Per il gruppo guidato da Gamberale, manager con molti estimatori anche nella nuova maggioranza, e che contando su un rapporto più disteso e «anglosassone» con la politica aveva messo a disposizione un contributo a tutti i partiti per la campagna elettorale, la partenza è inequivocabilmente in salita. E non soltanto per la questione dell'italianità, o meglio di quello che viene già definito «il patriottismo a corrente alternata». «Il centrosinistra ha dimostrato di essere europeista fino in fondo. Ma si tratta di capire se è un'operazione che rafforza la capacità di investimento anche nel nostro Paese, oppure se non è fatta per sottrarsi al confronto con i sistemi di regolazione», afferma Bersani. Il quale, anche se non vede analogie con la scalata dell'Edf alla Edison, che nel 2001, come ora proprio nel bel mezzo del passaggio di poteri, spinse il governo uscente di centrosinistra a fare una legge per bloccare i francesi, avverte che «un governo può intervenire con procedure ordinarie, le concessioni, gli investimenti, le liberalizzazioni...».
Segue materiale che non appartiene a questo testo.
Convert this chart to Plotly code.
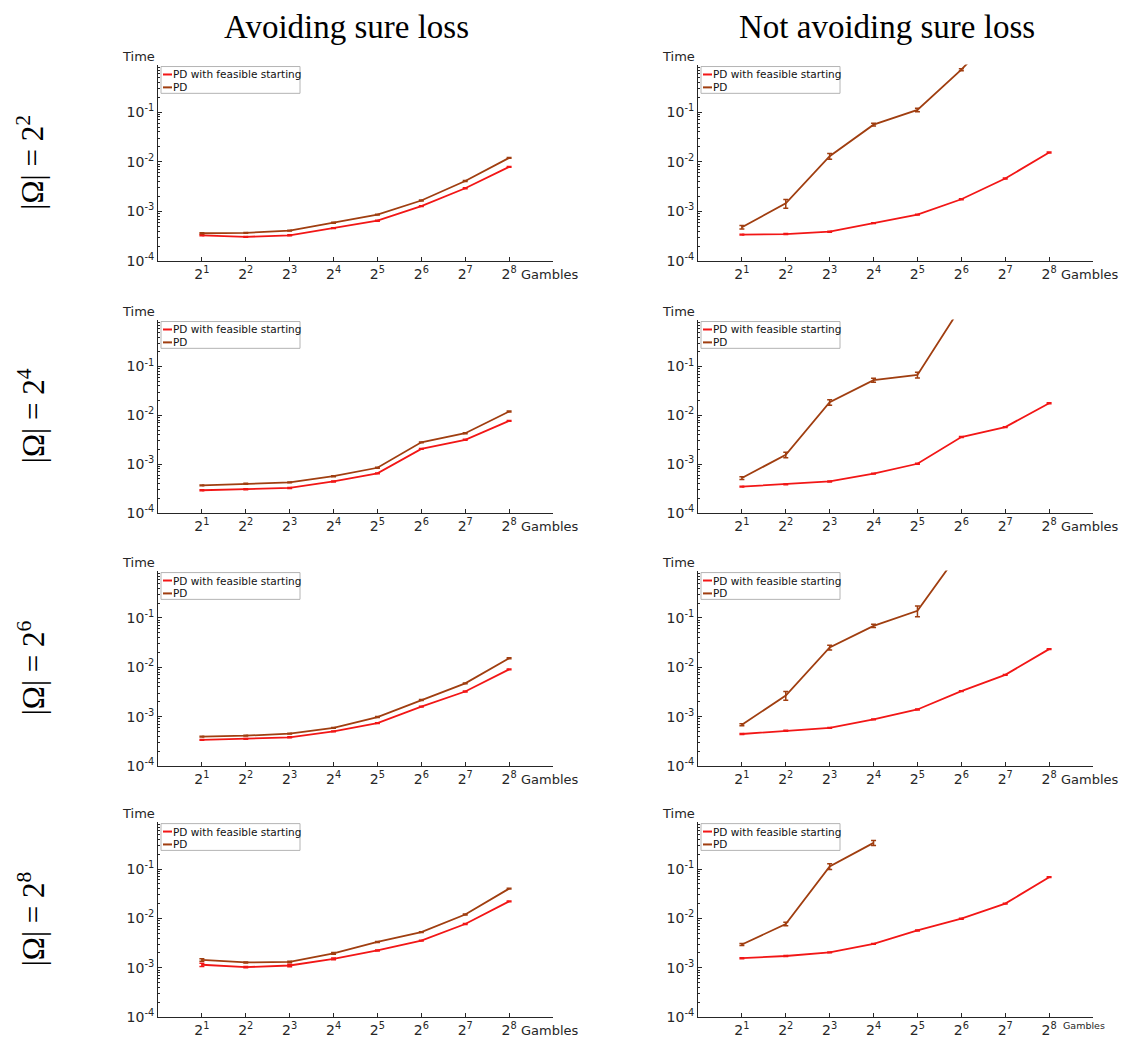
import plotly.graph_objects as go

gambles = [2, 4, 8, 16, 32, 64, 128, 256]
tick_labels = ["2<sup>%d</sup>" % k for k in range(1, 9)]
ytick_vals = [1e-4, 1e-3, 1e-2, 1e-1]
ytick_labels = ["10<sup>-4</sup>", "10<sup>-3</sup>", "10<sup>-2</sup>", "10<sup>-1</sup>"]

col_titles = ["Avoiding sure loss", "Not avoiding sure loss"]
row_labels = ["|Ω| = 2<sup>2</sup>", "|Ω| = 2<sup>4</sup>", "|Ω| = 2<sup>6</sup>", "|Ω| = 2<sup>8</sup>"]
series_names = ["PD with feasible starting", "PD"]

# Row 1 (|Omega| = 2^2)
r1_asl_feasible = [3.3e-4, 3.07e-4, 3.3e-4, 4.6e-4, 6.5e-4, 1.28e-3, 2.93e-3, 7.9e-3]
r1_asl_pd = [3.63e-4, 3.7e-4, 4.1e-4, 5.9e-4, 8.6e-4, 1.66e-3, 4.1e-3, 1.2e-2]
r1_nasl_feasible = [3.4e-4, 3.5e-4, 3.9e-4, 5.8e-4, 8.6e-4, 1.76e-3, 4.6e-3, 1.54e-2]
r1_nasl_pd = [4.8e-4, 1.45e-3, 1.3e-2, 5.6e-2, 0.111, 0.72, 6.0]
r1_nasl_pd_err = [3.8e-5, 2.9e-4, 1.7e-3, 3.5e-3, 9e-3, 3.4e-2, 0]

# Row 2 (|Omega| = 2^4)
r2_asl_feasible = [2.93e-4, 3.07e-4, 3.26e-4, 4.43e-4, 6.5e-4, 2.06e-3, 3.16e-3, 7.7e-3]
r2_asl_pd = [3.69e-4, 3.98e-4, 4.23e-4, 5.67e-4, 8.45e-4, 2.8e-3, 4.3e-3, 1.2e-2]
r2_nasl_feasible = [3.47e-4, 3.86e-4, 4.43e-4, 6.4e-4, 1.02e-3, 3.6e-3, 5.75e-3, 1.77e-2]
r2_nasl_pd = [5.2e-4, 1.56e-3, 1.85e-2, 5.25e-2, 6.7e-2, 1.7]
r2_nasl_pd_err = [3.3e-5, 2.0e-4, 2.4e-3, 5.2e-3, 8.7e-3, 0]

# Row 3 (|Omega| = 2^6)
r3_asl_feasible = [3.39e-4, 3.55e-4, 3.83e-4, 5.04e-4, 7.4e-4, 1.6e-3, 3.24e-3, 9.1e-3]
r3_asl_pd = [3.94e-4, 4.13e-4, 4.53e-4, 5.96e-4, 9.85e-4, 2.18e-3, 4.73e-3, 1.53e-2]
r3_nasl_feasible = [4.46e-4, 5.19e-4, 5.96e-4, 8.85e-4, 1.4e-3, 3.29e-3, 7.05e-3, 2.34e-2]
r3_nasl_pd = [6.9e-4, 2.69e-3, 2.53e-2, 6.93e-2, 0.14, 2.4]
r3_nasl_pd_err = [3.2e-5, 5.4e-4, 2.8e-3, 5.5e-3, 3.4e-2, 0]

# Row 4 (|Omega| = 2^8)
r4_asl_feasible = [1.15e-3, 1.03e-3, 1.11e-3, 1.51e-3, 2.24e-3, 3.55e-3, 7.7e-3, 2.21e-2]
r4_asl_feasible_err = [9e-5, 3e-5, 6e-5, 6e-5, 5e-5, 7e-5, 1.5e-4, 4e-4]
r4_asl_pd = [1.44e-3, 1.28e-3, 1.32e-3, 1.95e-3, 3.33e-3, 5.27e-3, 1.2e-2, 4.01e-2]
r4_asl_pd_err = [8e-5, 3e-5, 4e-5, 8e-5, 7e-5, 1e-4, 2.5e-4, 8e-4]
r4_nasl_feasible = [1.56e-3, 1.73e-3, 2.05e-3, 3.04e-3, 5.69e-3, 9.85e-3, 1.99e-2, 6.83e-2]
r4_nasl_pd = [2.95e-3, 7.7e-3, 0.113, 0.339]
r4_nasl_pd_err = [1.4e-4, 6e-4, 1.5e-2, 3.8e-2]

panels = [
    # (row, col, feasible, feasible_err, pd, pd_err)
    (0, 0, r1_asl_feasible, None, r1_asl_pd, None),
    (0, 1, r1_nasl_feasible, None, r1_nasl_pd, r1_nasl_pd_err),
    (1, 0, r2_asl_feasible, None, r2_asl_pd, None),
    (1, 1, r2_nasl_feasible, None, r2_nasl_pd, r2_nasl_pd_err),
    (2, 0, r3_asl_feasible, None, r3_asl_pd, None),
    (2, 1, r3_nasl_feasible, None, r3_nasl_pd, r3_nasl_pd_err),
    (3, 0, r4_asl_feasible, r4_asl_feasible_err, r4_asl_pd, r4_asl_pd_err),
    (3, 1, r4_nasl_feasible, None, r4_nasl_pd, r4_nasl_pd_err),
]

# page body has an 8px margin; lay the figure out in screen pixels
OFF = 8
W, H = 1128 - 2 * OFF, 1046 - 2 * OFF


def px(x):
    return (x - OFF) / W


def py(y):
    return 1 - (y - OFF) / H


RED = "rgb(242,22,22)"
BROWN = "rgb(160,62,16)"
AXC = "#262626"
FONT = "DejaVu Sans"
SERIF = "Liberation Serif"

col_px = [(158, 553), (698, 1093)]
row_px = [(65, 263), (322, 517), (575, 772), (828, 1025)]
minor_vals = [k * 10.0 ** e for e in range(-4, 0) for k in range(2, 10)]

fig = go.Figure()
layout = dict(
    width=W, height=H, margin=dict(l=0, r=0, t=0, b=0),
    paper_bgcolor="white", plot_bgcolor="white",
    showlegend=False, annotations=[], shapes=[],
)


def err_dict(err, color):
    if err is None:
        return dict(type="percent", value=2, color=color, thickness=1.5, width=2.5)
    return dict(type="data", array=err, symmetric=True, color=color, thickness=1.5, width=2.5)


for idx, (r, c, feas, feas_err, pd_, pd_err) in enumerate(panels):
    n = idx + 1
    xa = "x" if n == 1 else "x%d" % n
    ya = "y" if n == 1 else "y%d" % n
    fig.add_trace(go.Scatter(
        x=gambles[:len(feas)], y=feas, mode="lines", name=series_names[0],
        line=dict(color=RED, width=1.8), error_y=err_dict(feas_err, RED),
        xaxis=xa, yaxis=ya))
    fig.add_trace(go.Scatter(
        x=gambles[:len(pd_)], y=pd_, mode="lines", name=series_names[1],
        line=dict(color=BROWN, width=1.8), error_y=err_dict(pd_err, BROWN),
        xaxis=xa, yaxis=ya))

    x0, x1 = col_px[c]
    y0, y1 = row_px[r]
    xkey = "xaxis" if n == 1 else "xaxis%d" % n
    ykey = "yaxis" if n == 1 else "yaxis%d" % n
    layout[xkey] = dict(
        domain=[px(x0), px(x1)], anchor=ya, type="log", range=[0, 2.70927],
        tickmode="array", tickvals=gambles + [512], ticktext=tick_labels + [""],
        ticks="inside", ticklen=4, tickcolor=AXC, showline=True, linecolor=AXC,
        linewidth=1, showgrid=False, zeroline=False,
        tickfont=dict(family=FONT, size=14, color=AXC),
    )
    layout[ykey] = dict(
        domain=[py(y1), py(y0)], anchor=xa, type="log", range=[-4, -0.04],
        tickmode="array", tickvals=ytick_vals, ticktext=ytick_labels,
        ticks="inside", ticklen=4, tickcolor=AXC, showline=True, linecolor=AXC,
        linewidth=1, showgrid=False, zeroline=False,
        minor=dict(ticks="inside", ticklen=2, tickcolor=AXC, tickmode="array",
                   tickvals=minor_vals, showgrid=False),
        tickfont=dict(family=FONT, size=14, color=AXC),
    )

    # legend box (drawn as in the original: compact, short line samples)
    lx0, ly0 = x0 + 3, y0 + 2
    lx1, ly1 = x0 + (142 if c == 0 else 142), y0 + 29
    layout["shapes"].append(dict(
        type="rect", xref="paper", yref="paper", x0=px(lx0), x1=px(lx1),
        y0=py(ly1), y1=py(ly0), line=dict(color="#b4b4b4", width=1),
        fillcolor="white", layer="above"))
    for k, (name, colr) in enumerate(zip(series_names, [RED, BROWN])):
        yy = ly0 + 8 + 13 * k
        layout["shapes"].append(dict(
            type="line", xref="paper", yref="paper", x0=px(lx0 + 2), x1=px(lx0 + 11),
            y0=py(yy), y1=py(yy), line=dict(color=colr, width=2), layer="above"))
        layout["annotations"].append(dict(
            text=name, x=px(lx0 + 11), y=py(yy), xref="paper", yref="paper",
            xanchor="left", yanchor="middle", showarrow=False, borderpad=0,
            font=dict(family=FONT, size=10.5, color="#111")))

    layout["annotations"].append(dict(
        text="Time", x=px(x0 - 20), y=py(y0 - 8), xref="paper", yref="paper",
        xanchor="center", yanchor="middle", showarrow=False,
        font=dict(family=FONT, size=13, color=AXC)))
    small = (r == 3 and c == 1)
    layout["annotations"].append(dict(
        text="Gambles", x=px(x1 - 33 if not small else x1 - 31),
        y=py(y1 + (14 if not small else 8)), xref="paper", yref="paper",
        xanchor="left", yanchor="middle", showarrow=False, borderpad=0,
        font=dict(family=FONT, size=(13 if not small else 9.5), color=AXC)))

for c, t in enumerate(col_titles):
    x0, x1 = col_px[c]
    layout["annotations"].append(dict(
        text=t, x=px((x0 + x1) / 2 - 9), y=py(27), xref="paper", yref="paper",
        xanchor="center", yanchor="middle", showarrow=False,
        font=dict(family=SERIF, size=33, color="black")))

for r, t in enumerate(row_labels):
    y0, y1 = row_px[r]
    layout["annotations"].append(dict(
        text=t, x=px(31), y=py((y0 + y1) / 2), xref="paper", yref="paper",
        xanchor="center", yanchor="middle", showarrow=False, textangle=-90,
        font=dict(family=SERIF, size=31, color="black")))

fig.update_layout(**layout)
fig.write_html("out.html")
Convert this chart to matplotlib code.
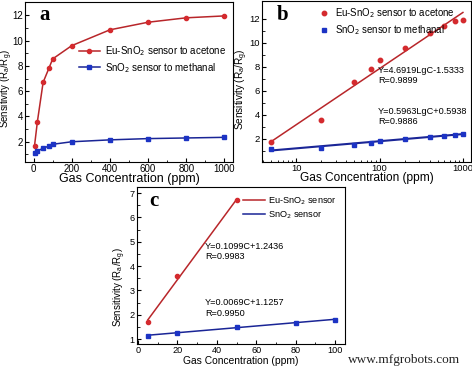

Mentre secondo Pinza, che dice di «non aver mai creduto alla questione dell'italianità», c'è solo una strada: «I monopoli tecnici o non li privatizzi, o se li privatizzi devi circondarli di cautele. Bisogna far funzionare meglio l'autorità di regolazione». Che però ora non c'è. Ed è così che Anna Donati, dei Verdi, arriva a una conclusione: «Autostrade ha precisi impegni con lo Stato e deve rispettarli. Per tutelarci che questo accada bisognerebbe costituire subito l'Authority dei Trasporti che è nel nostro programma».